Exatamente um certo cultivo da leveza de alma vai bem para quebrar esses estados um pouco depressivos a que o homem contemporâneo pode estar sujeito.

Sobre a música digo só mais uma coisa: Platão imaginava - já disse isso aqui - os corpos celestes como esferas de cristal, girando umas sobre as outras eternamente. E ele tinha a idéia de que cada uma dessas esferas produzia um som e que esses sons todos se encontravam no Universo, produzindo uma música universal que era resultante dos movimentos do universo.

Não sei se os senhores vêem quanta coisa esse homem colocou dentro disso. Esferas de cristal que giram já é uma verdadeira beleza. O som que se depreende dessas esferas, som correlato com a cor desses cristais, com a densidade desses cristais, com a rotação desses cristais, uma policromia que dá ao mesmo tempo uma polifonia, ou uma harmonia: que coisa bonita!

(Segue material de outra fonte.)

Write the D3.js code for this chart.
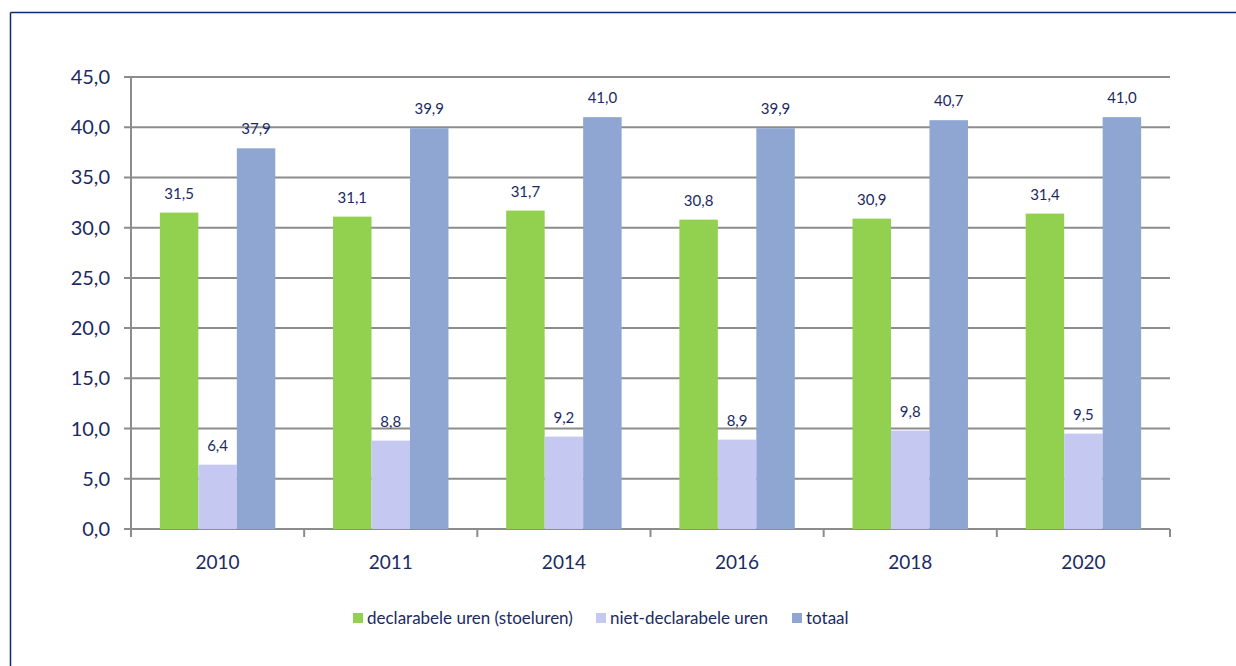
<!DOCTYPE html>
<html>
<head>
<meta charset="utf-8">
<script src="https://cdn.jsdelivr.net/npm/d3@7"></script>
<style>
  body { margin: 0; background: #fff; }
  svg text { font-family: Lato, "Open Sans", sans-serif; fill: #1b2a63; }
</style>
</head>
<body>
<script>
// chart data
var years = ["2010", "2011", "2014", "2016", "2018", "2020"];
var seriesNames = ["declarabele uren (stoeluren)", "niet-declarabele uren", "totaal"];
var declarabel = [31.5, 31.1, 31.7, 30.8, 30.9, 31.4];
var nietDeclarabel = [6.4, 8.8, 9.2, 8.9, 9.8, 9.5];
var totaal = [37.9, 39.9, 41.0, 39.9, 40.7, 41.0];
var yTicks = [0, 5, 10, 15, 20, 25, 30, 35, 40, 45];

var colors = ["#92d050", "#c5c8f1", "#8ea6d1"];
var series = [declarabel, nietDeclarabel, totaal];

var W = 1236, H = 666;
var margin = {top: 77, right: 66, bottom: 137, left: 131},
    width = W - margin.left - margin.right,
    height = H - margin.top - margin.bottom;

var svg = d3.select("body").append("svg")
    .attr("width", W)
    .attr("height", H);

// frame lines (top and left)
svg.append("line").attr("x1", 10.5).attr("x2", W).attr("y1", 12.5).attr("y2", 12.5)
    .attr("stroke", "#0d2a6e").attr("stroke-width", 1.5);
svg.append("line").attr("x1", 10.5).attr("x2", 10.5).attr("y1", 12.5).attr("y2", H)
    .attr("stroke", "#0d2a6e").attr("stroke-width", 1.5);

var g = svg.append("g")
    .attr("transform", "translate(" + margin.left + "," + margin.top + ")");

var x0 = d3.scaleBand().domain(years).range([0, width]);
// 3 bars plus a gap of 1.5 bar width per category
var gap = x0.bandwidth() * 0.75 / 4.5;
var x1 = d3.scaleBand().domain(d3.range(3)).range([gap, x0.bandwidth() - gap]);

var y = d3.scaleLinear().domain([0, 45]).range([height, 0]);

// gridlines
g.selectAll(".grid")
    .data(yTicks)
  .enter().append("line")
    .attr("class", "grid")
    .attr("x1", -7).attr("x2", width)
    .attr("y1", function(d) { return y(d); })
    .attr("y2", function(d) { return y(d); })
    .attr("stroke", "#8c8c8c").attr("stroke-width", 2);

// y axis line
g.append("line").attr("x1", 0).attr("x2", 0).attr("y1", 0).attr("y2", height)
    .attr("stroke", "#8c8c8c").attr("stroke-width", 2);

// x ticks at category boundaries
var bounds = years.map(function(d) { return x0(d); }).concat([width]);
g.selectAll(".xtick")
    .data(bounds)
  .enter().append("line")
    .attr("x1", function(d) { return d; }).attr("x2", function(d) { return d; })
    .attr("y1", height).attr("y2", height + 8)
    .attr("stroke", "#8c8c8c").attr("stroke-width", 2);

// y tick labels
g.selectAll(".ylab")
    .data(yTicks)
  .enter().append("text")
    .attr("x", -21)
    .attr("y", function(d) { return y(d); })
    .attr("dy", "0.35em")
    .attr("text-anchor", "end")
    .style("font-size", "20px")
    .text(function(d) { return d3.format(".1f")(d).replace(".", ","); });

// x labels
g.selectAll(".xlab")
    .data(years)
  .enter().append("text")
    .attr("x", function(d) { return x0(d) + x0.bandwidth() / 2; })
    .attr("y", height + 40)
    .attr("text-anchor", "middle")
    .style("font-size", "19px")
    .text(function(d) { return d; });

// bars
series.forEach(function(vals, si) {
  var grp = g.append("g");
  grp.selectAll("rect")
      .data(vals)
    .enter().append("rect")
      .attr("x", function(d, i) { return x0(years[i]) + x1(si); })
      .attr("width", x1.bandwidth())
      .attr("y", function(d) { return y(d); })
      .attr("height", function(d) { return height - y(d); })
      .attr("fill", colors[si]);

  grp.selectAll("text")
      .data(vals)
    .enter().append("text")
      .attr("x", function(d, i) { return x0(years[i]) + x1(si) + x1.bandwidth() / 2; })
      .attr("y", function(d) { return y(d) - 14; })
      .attr("text-anchor", "middle")
      .style("font-size", "15px")
      .text(function(d) { return d3.format(".1f")(d).replace(".", ","); });
});

// legend
var legendX = [353, 596, 792];
var legend = svg.selectAll(".legend")
    .data(seriesNames)
  .enter().append("g")
    .attr("transform", function(d, i) { return "translate(" + legendX[i] + ",618)"; });
legend.append("rect")
    .attr("x", 0).attr("y", -5).attr("width", 10).attr("height", 10)
    .attr("fill", function(d, i) { return colors[i]; });
legend.append("text")
    .attr("x", 14).attr("y", 0).attr("dy", "0.35em")
    .style("font-size", "17px")
    .text(function(d) { return d; });
</script>
</body>
</html>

Esta música não exprime o sentir do homem, é uma pura arquitetura universal, quase que uma meditação filosófica sonora, mas que produz no homem um reflexo humano. Então se poderia imaginar um ponto de encontro que seria a expressão da reação humana diante dessa harmonia universal, musicá-la, por exemplo. Quem sabe se não haveria um ponto de encontro para isso, alguém com um talento musical para compor isto.

Bem, é com coisas dessas que, quando a vida está muito pesada, a gente corta e pensa um pouco no céu. Porque como ficam estúpidas essas lindíssimas esferas de cristal, quando a gente tem anjos, espíritos perfeitíssimos, puríssimos, virtuosíssimos, fidelíssimos, continuamente contemplando a Deus, vendo em Deus coisas sempre as mesmas e sempre novas, e exclamando em tons sonoros o seu sentir. É uma coisa maravilhosa.

De vez em quando uma meditação sobre o céu alivia um pouco a vida e [a leva] toda para a frente. Não sei se dou a entender um pouco como é o repouso ultramontano.